|When I pulled off the front suspension a while ago, I just put the whole mess into a plastic crate in my shed. Now, cleaning off 35+ years of gunk, I found that the lower a-arm was cracked around the fulcrum pin mounts. What to do? I could find anothe pair of a-arms, replace the fulcrum pin mounts and fulcrum pin and hope that they won't develop any cracks in the future,.....or......I could make my own lower a-arms.|
|These arms are very light stamped steel and have no provisions for front anti-sway bars, nor do they offer a decent mounting location for a tube-shock conversion. (more on that later)|
|First order of business was to make a jig from the existing non-cracked a-arm. This way I could positively and accurately locate the inner pivot points and the fulcrum pin mounting points and the spring pan location. Then, since the inner pivot tubes on the a-arm are tapered in the center, I cut them out of the A-arms.|
The tapered inner pivot tubes are pretty thin, and even though they would work in the stock a-arm, I decided to surround them with a thicker tube. Using thick walled DOM tubing, I turned the inside diameter to match the outside diameter of the inner pivot tubes, then drilled some holes in them to allow a plug weld to help secure them to the tubes. The tapered pivot tubes were pressed into the DOM tubing, then welded around each end and welded in the drill hole, then I faced both ends of the assembly to the proper length.
|The fulcrum Pin mounts presented the same problem, so I took some 1" DOM tubing and turned the inside to the diameter of the fulcrum pin mounts.|
|Then, using the same technique as above, I drilled holes in the DOM tubing to plug weld the fulcrum pin mounts to the DOM tubing to produce a strong, secure assembly|
|Here's the A-Arm jig in the vise. It is made of .120 wall rectangle tubing.|
|The Tubing Notcher cutting a notch in the 0.120" wall 1" o.d. DOM tubing that I am using for the A-arm. I figure since this material is strong enough to support the front of a full-size car under dirt-track race conditions, then it is certainly strong enough for the little Mite|
|Mocking up the tubes in the jig...|
|Here's the collection of cut and beveled tubes that will make up 1 A-arm. I actually used a couple of books to learn about suspension geometry.

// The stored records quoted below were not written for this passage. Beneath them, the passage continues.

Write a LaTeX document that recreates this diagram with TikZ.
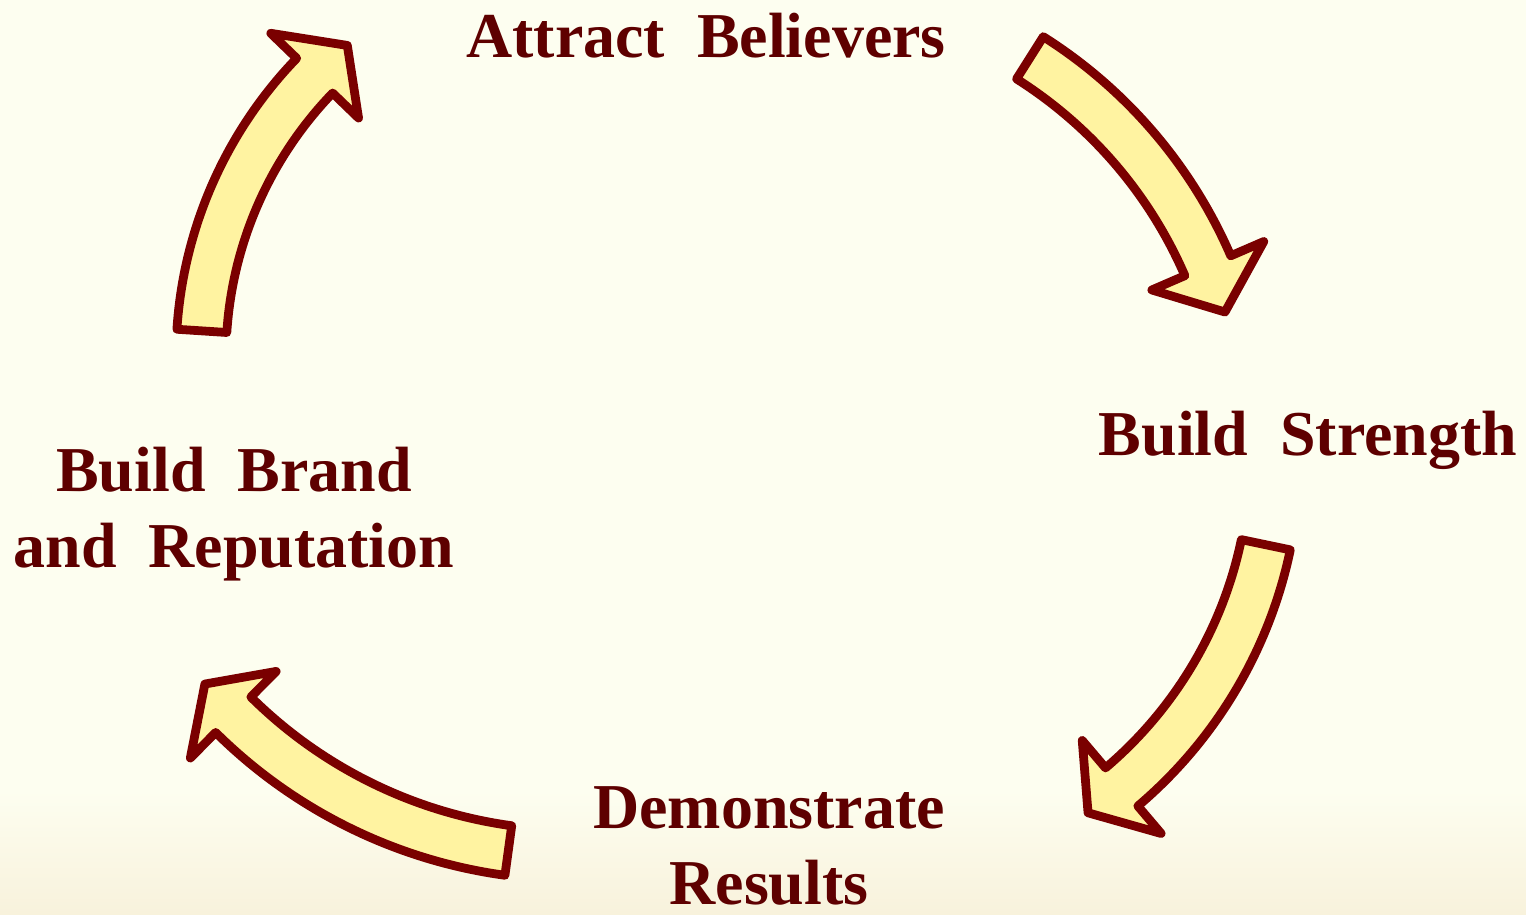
\documentclass[tikz,border=0pt]{standalone}
\usepackage{fontspec}
\setmainfont{Liberation Serif}
\usetikzlibrary{shadows}

\definecolor{paper}{RGB}{253,254,240}
\definecolor{paperdark}{RGB}{248,242,220}
\definecolor{arrowfill}{RGB}{255,243,161}
\definecolor{arrowline}{RGB}{122,0,0}
\definecolor{textred}{RGB}{94,0,0}

% curved block arrow: center, radius, tail angle, head base angle, tip angle
\newcommand{\cyclearrow}[5]{%
  \begin{scope}[shift={#1}]
    \draw[arrowbody] (#3:#2+25) arc[start angle=#3, end angle=#4, radius=#2+25]
      -- (#4:#2+61) -- (#5:#2) -- (#4:#2-61) -- (#4:#2-25)
      arc[start angle=#4, end angle=#3, radius=#2-25] -- cycle;
  \end{scope}}

\begin{document}
\begin{tikzpicture}[x=0.02cm, y=-0.02cm,
    arrowbody/.style={draw=arrowline, fill=arrowfill, line width=5pt, line join=round,
      drop shadow={shadow xshift=1.2pt, shadow yshift=-1.2pt, opacity=0.18}},
    label/.style={text=textred, font=\fontsize{36.4}{43}\selectfont\bfseries, align=center, anchor=base, inner sep=0pt}
]
\useasboundingbox (0,0) rectangle (1526,914);
\fill[paper] (0,0) rectangle (1526,914);
\shade[top color=paper, bottom color=paperdark] (0,790) rectangle (1526,914);

% the four arrows, clockwise
\cyclearrow{(606,357)}{405}{183.7}{224.0}{230.3}
\cyclearrow{(782,450)}{464}{302.3}{336.6}{342.7}
\cyclearrow{(841,456)}{434}{11.8}{49.7}{55.3}
\cyclearrow{(574,371)}{484}{97.8}{134.75}{139.7}

% stages (base = last line)
\node[label] (believers) at (706,57) {Attract\enspace Believers};
\node[label] (strength) at (1308,455) {Build\enspace Strength};
\node[label] (results) at (769,904) {Demonstrate\\Results};
\node[label] (brand) at (234,567) {Build\enspace Brand\\and\enspace Reputation};
\end{tikzpicture}
\end{document}
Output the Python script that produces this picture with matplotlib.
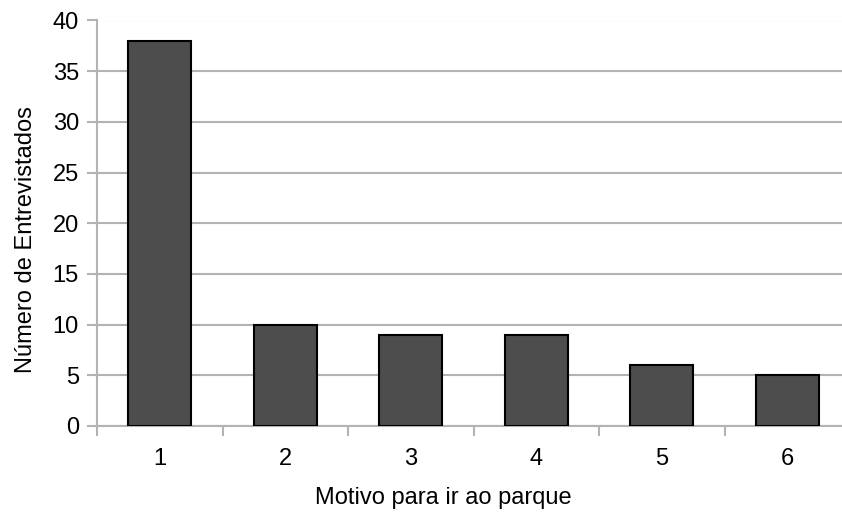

Chassis Engineering and How to Make Your Car Handle but I ended up just duplicating the stock geometry with stronger materials.|
|this is a mock up of the A-arm before welding. After this is welded together, I have to make a mount for the spring pan and then for the sway bar. I'll figure out a tube shock mounting point after I get the whole front suspension and brakes figured out.|
|And here they both are, welded and ready for the spring pan. I used a TIG welder to weld these together to be sure of good penetration and strong welds. I have a Miller TIG welder|
|Close up of the tig welding on the cross brace.|
|This is the completed arm with spring pan welded in. I used the top of the stock spring pan and cut a hole in the thick steel of the spring mount and welded it in.|
the arm on the car. Everything fits and moves correctly!